A TUBE driver accused of plotting “violent Jihad” in Afghanistan and writing a farewell letter to his family has been cleared.

Dad of two Amir Ali, 28, of Hampton Road, Ilford, booked flights to Islamabad in Pakistan and bought survival equipment, jurors heard.

The Bakerloo line driver admitted having links to terrorists including fertiliser bomber Anthony Garcia and US drone attack victim Abdul Jabbar.

But the jury at Snaresbrook Crown Court took 10 hours to clear Mr Ali on Monday of a terrorism offence after a month-long trial.

Judge David Radford lifted an order banning reporting of Mr Ali’s admissions he knew Garcia and Jabbar.

Mr Ali had insisted he had been framed by the British security services after he refused to act as an MI5 mole within east London’s Muslim community.

An MI5 officer, using the cover name Emma Bruce, told jurors she had interviewed Mr Ali’s Filipino-born wife Miriam about her husband’s whereabouts.

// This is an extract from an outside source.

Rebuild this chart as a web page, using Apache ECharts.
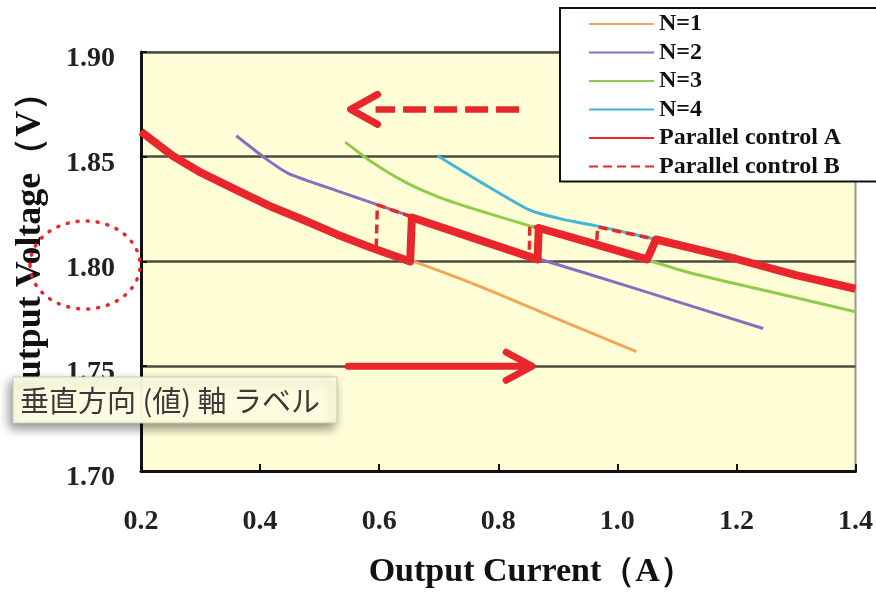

The trial heard that counter-terror police found Mr Ali’s farewell letter to Miriam and their young son in the tube worker’s London Underground rucksack.

Prosecutor Duncan Penny had told the jury Mr Ali was due to flight out to Islamabad in March of last year.

He said: “He had written a letter to his wife in which he instructed her and his little boy what to do after he had gone.”

But Mr Ali, who admitted writing the letter but claimed he did so because he was under pressure from MI5 who were harassing his family, later cancelled his flight and claimed the entire case against him was a stitch-up by MI5 after he refused to act as a spy on other Muslims.

Mr Ali was cleared of preparation for acts of terrorism between April 13 2006 and March 25 last year.